Most of the shopkeepers, although not wanting to lose the business from the Iranian pilgrims, at the same time are not very welcoming to them. One day in an Abaya shop, I heard someone yelling at me: "Rouhani is a villain (he used the word "khabith" in Arabic). I was surprised and without even thinking automatically replied back in Arabic: "No! ISIS is a villain!" I looked up and it was the shop owner whom I was having this conversation with. He stood closer to me and said in a rather loud voice: "ISIS men are all heroes! We are proud of them!" I left the shop and thought how frightening that I just saw a human being sentimental to the ISIS cause and defending it. During the next days, I saw many men looking like him dressed as a pious Wahhabi, congregated in groups listening to sermons delivered by their Sheikh. Every time I passed them, the thought that these men were most possibly being taught how to hate innocent human beings made me shiver.

During the last night of our stay in the city of Mecca, I decided to venture to the mega-mall recently built right in front of the Masjid al-Haram. I was tired of the Persian food we were served at the hotel and wanted to try a local food. As I was ordering and eating my Shawarma at the crowded food court, I received looks mostly from men, as if I was committing a crime. Females do not go around without a male accompanying them and especially they don't eat food while being by themselves.

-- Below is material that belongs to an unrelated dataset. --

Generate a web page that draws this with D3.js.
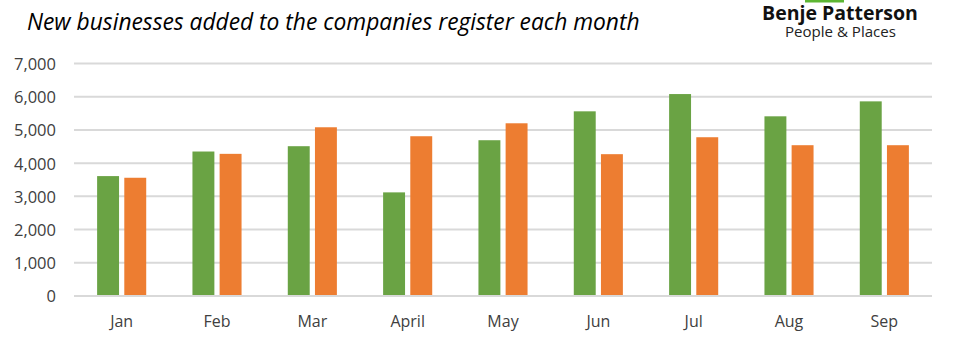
<!DOCTYPE html>
<html><head><meta charset="utf-8">
<script src="https://cdn.jsdelivr.net/npm/d3@7"></script>
<style>body{margin:0;background:#fff}svg{display:block}</style>
</head><body>
<svg id="c" width="955" height="350"></svg>
<script>
const months = ["Jan","Feb","Mar","April","May","Jun","Jul","Aug","Sep"];
const seriesA = [3610,4350,4510,3120,4690,5560,6080,5410,5860];
const seriesB = [3560,4280,5080,4810,5200,4270,4780,4540,4540];
const yTicks = [0,1000,2000,3000,4000,5000,6000,7000];
const colors = ["#6AA344","#ED7D31"];

const svg = d3.select("#c");
const m = {left:74, right:23, top:63.5, bottom:54};
const W = 955, H = 350;
const FONT = "'Open Sans', sans-serif";
const x = d3.scaleBand().domain(months).range([m.left, W-m.right]).padding(0);
const y = d3.scaleLinear().domain([0,7000]).range([H-m.bottom, m.top]);

// gridlines
svg.append("g").selectAll("line").data(yTicks).join("line")
  .attr("x1", m.left).attr("x2", W-m.right)
  .attr("y1", d=>y(d)).attr("y2", d=>y(d))
  .attr("stroke","#D9D9D9").attr("stroke-width",2);

// y labels
const yAxis = d3.axisLeft(y).tickValues(yTicks).tickSize(0).tickPadding(0).tickFormat(d3.format(","));
const ga = svg.append("g").attr("transform",`translate(${m.left-18},0)`).call(yAxis);
ga.select(".domain").remove();
ga.selectAll("text").attr("font-family",FONT).attr("font-size",16.5).attr("fill","#404040").attr("dy","0.36em");

// x labels
const xAxis = d3.axisBottom(x).tickSize(0).tickPadding(0);
const gx = svg.append("g").attr("transform",`translate(0,${H-m.bottom})`).call(xAxis);
gx.select(".domain").remove();
gx.selectAll("text").attr("font-family",FONT).attr("font-size",16).attr("fill","#404040").attr("dy","0").attr("y",31);

const bw = x.bandwidth()*0.23, gap = x.bandwidth()*0.055;
const bars = svg.append("g");
[seriesA, seriesB].forEach((s,si)=>{
  bars.append("g").selectAll("rect").data(s).join("rect")
    .attr("x",(d,i)=> x(months[i]) + x.bandwidth()/2 + (si===0 ? -gap/2-bw : gap/2))
    .attr("width",bw)
    .attr("y",d=>y(d)).attr("height",d=>y(0)-y(d)-1)
    .attr("fill",colors[si]);
});

// title
const t = svg.append("text").attr("x",27).attr("y",30)
  .attr("font-family",FONT).attr("font-style","italic")
  .attr("font-size",22).attr("fill","#000")
  .text("New businesses added to the companies register each month");
const tl = t.node().getComputedTextLength();
t.attr("font-size", 22*613/tl);

// logo
svg.append("rect").attr("x",805).attr("y",0).attr("width",39).attr("height",2.5).attr("fill","#5DB633");
const l1 = svg.append("text").attr("x",840).attr("y",20).attr("text-anchor","middle")
  .attr("font-family",FONT).attr("font-weight","bold").attr("font-size",18).attr("fill","#111")
  .text("Benje Patterson");
const w1 = l1.node().getComputedTextLength(); l1.attr("font-size",18*156/w1);
const l2 = svg.append("text").attr("x",840.5).attr("y",36.5).attr("text-anchor","middle")
  .attr("font-family",FONT).attr("font-size",13).attr("fill","#222")
  .text("People & Places");
const w2 = l2.node().getComputedTextLength(); l2.attr("font-size",13*111/w2);
</script>
</body></html>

After my dinner, I got an ice cream and was looking for an empty table in the packed food court. Finally, I sat down with two women. One covered her face and a young girl who didn't. She could speak English and said she, her mother and brother were on an Umrah trip from a town in the south of the country. When brother joined the table she also covered her face after finishing her food. But they insisted that I do not leave the table. When I told her that I just finished my PhD in the U.S., she said that she wished she could continue her studies but that she is engaged to be married after this coming Ramadan and that doesn't seem possible for her. The brother who seemed to be interested in history, knowing that I was an archaeologist, asked me questions about Iran and Saudi Arabia's ancient past. While making comments about how the animosity between our two countries are being exaggerated pointlessly, solely for the sake of political gains, he was constantly being hushed by his mother, fearing that we were being monitored by an invisible authority. The conversation I had with this Saudi family was an interesting experience of meeting real people of Saudi Arabia not brainwashed by Wahhabism.

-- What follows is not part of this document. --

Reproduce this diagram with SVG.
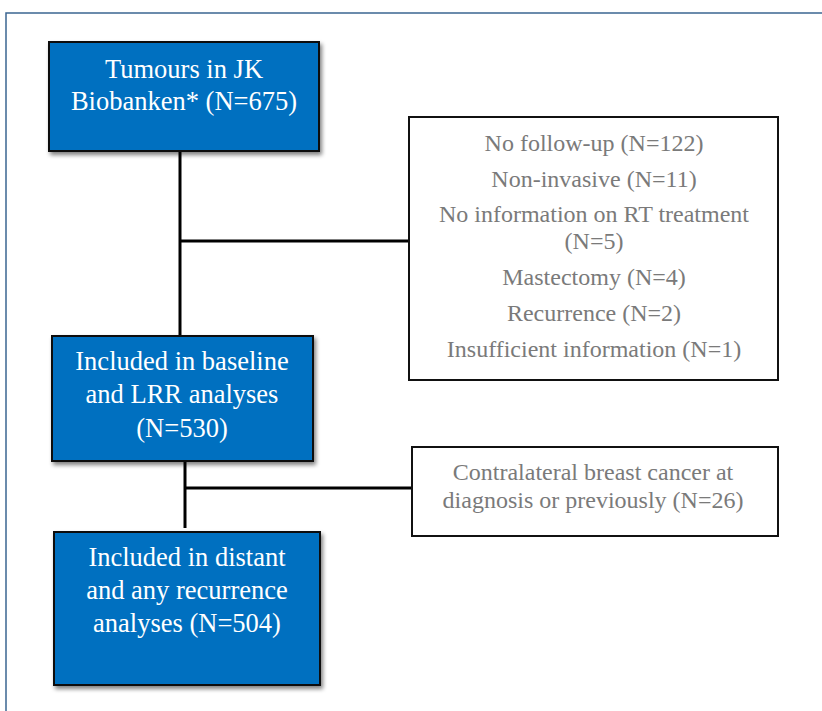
<svg xmlns="http://www.w3.org/2000/svg" width="822" height="711" viewBox="0 0 822 711">
<defs>
<filter id="sh" x="-10%" y="-10%" width="125%" height="130%">
<feGaussianBlur in="SourceAlpha" stdDeviation="2"/>
<feOffset dx="2" dy="3" result="b"/>
<feComponentTransfer><feFuncA type="linear" slope="0.5"/></feComponentTransfer>
<feMerge><feMergeNode/><feMergeNode in="SourceGraphic"/></feMerge>
</filter>
</defs>
<style>
.blue{fill:#0070C0;stroke:#111;stroke-width:2}
.white{fill:#fff;stroke:#111;stroke-width:2}
.wt{font-family:"Liberation Serif",serif;font-size:26.5px;fill:#fff;text-anchor:middle}
.gt{font-family:"Liberation Serif",serif;font-size:24px;fill:#7a7a7a;text-anchor:middle}
.conn{stroke:#000;stroke-width:3;fill:none}
</style>
<rect x="0" y="0" width="822" height="711" fill="#fff"/>
<rect x="6" y="13" width="830" height="720" fill="none" stroke="#3b6591" stroke-width="1.5"/>
<g id="connectors">
<line class="conn" x1="180" y1="151" x2="180" y2="336"/>
<line class="conn" x1="180" y1="241" x2="409" y2="241"/>
<line class="conn" x1="185" y1="461" x2="185" y2="528"/>
<line class="conn" x1="185" y1="488" x2="412" y2="488"/>
</g>
<g id="n1">
<rect class="blue" x="49" y="42" width="270" height="109" filter="url(#sh)"/>
<text class="wt" x="184" y="78">Tumours in JK</text>
<text class="wt" x="184" y="110">Biobanken* (N=675)</text>
</g>
<g id="n2">
<rect class="white" x="409" y="117" width="369" height="263"/>
<text class="gt" x="594" y="151">No follow-up (N=122)</text>
<text class="gt" x="594" y="187">Non-invasive (N=11)</text>
<text class="gt" x="594" y="222">No information on RT treatment</text>
<text class="gt" x="594" y="249">(N=5)</text>
<text class="gt" x="594" y="285">Mastectomy (N=4)</text>
<text class="gt" x="594" y="321">Recurrence (N=2)</text>
<text class="gt" x="594" y="357">Insufficient information (N=1)</text>
</g>
<g id="n3">
<rect class="blue" x="52" y="336" width="261" height="125" filter="url(#sh)"/>
<text class="wt" x="182" y="370">Included in baseline</text>
<text class="wt" x="182" y="403">and LRR analyses</text>
<text class="wt" x="182" y="437">(N=530)</text>
</g>
<g id="n4">
<rect class="blue" x="54" y="532" width="266" height="153" filter="url(#sh)"/>
<text class="wt" x="187" y="566">Included in distant</text>
<text class="wt" x="187" y="599">and any recurrence</text>
<text class="wt" x="187" y="632">analyses (N=504)</text>
</g>
<g id="n5">
<rect class="white" x="412" y="447" width="366" height="89"/>
<text class="gt" x="593" y="480">Contralateral breast cancer at</text>
<text class="gt" x="593" y="508">diagnosis or previously (N=26)</text>
</g>
</svg>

Wahhabism (Salafism) is the official religious ideology of Saudi Arabia. There is a close connection and great cohesiveness between the Wahhabis and the Saudi royal family. After all, Muhammad bin Abd al-Wahhab is the one who paved the road for Abdul Aziz ibn Saud, the patriarch of the family, to conquer the Arabian Peninsula and to start ruling it. This dogmatic interpretation of Islam lacks any tolerance and like any other absolutist ideology provides a seedbed for violence and extremism. Some political analysts believe that even the Saudis fear this ideology as a potential domestic threat, since Salafism has been turned into a global political ideology rather than the pro-regime bulwark it has usually been in Saudi Arabia.

Political analysts propose recipes in order to end the supposed "cold war" between Iran and Saudi Arabia, but as long as the political establishment in Saudi Arabia promotes this narrow vision, these propositions are naïve at the best and futile at worst. The current propagated ideology in Saudi Arabia, like any other absolutist ideology with no tolerance is the real threat to stability and security of the region, and indeed globally. Unfortunately, these tensions seem unlikely to be resolved anytime soon.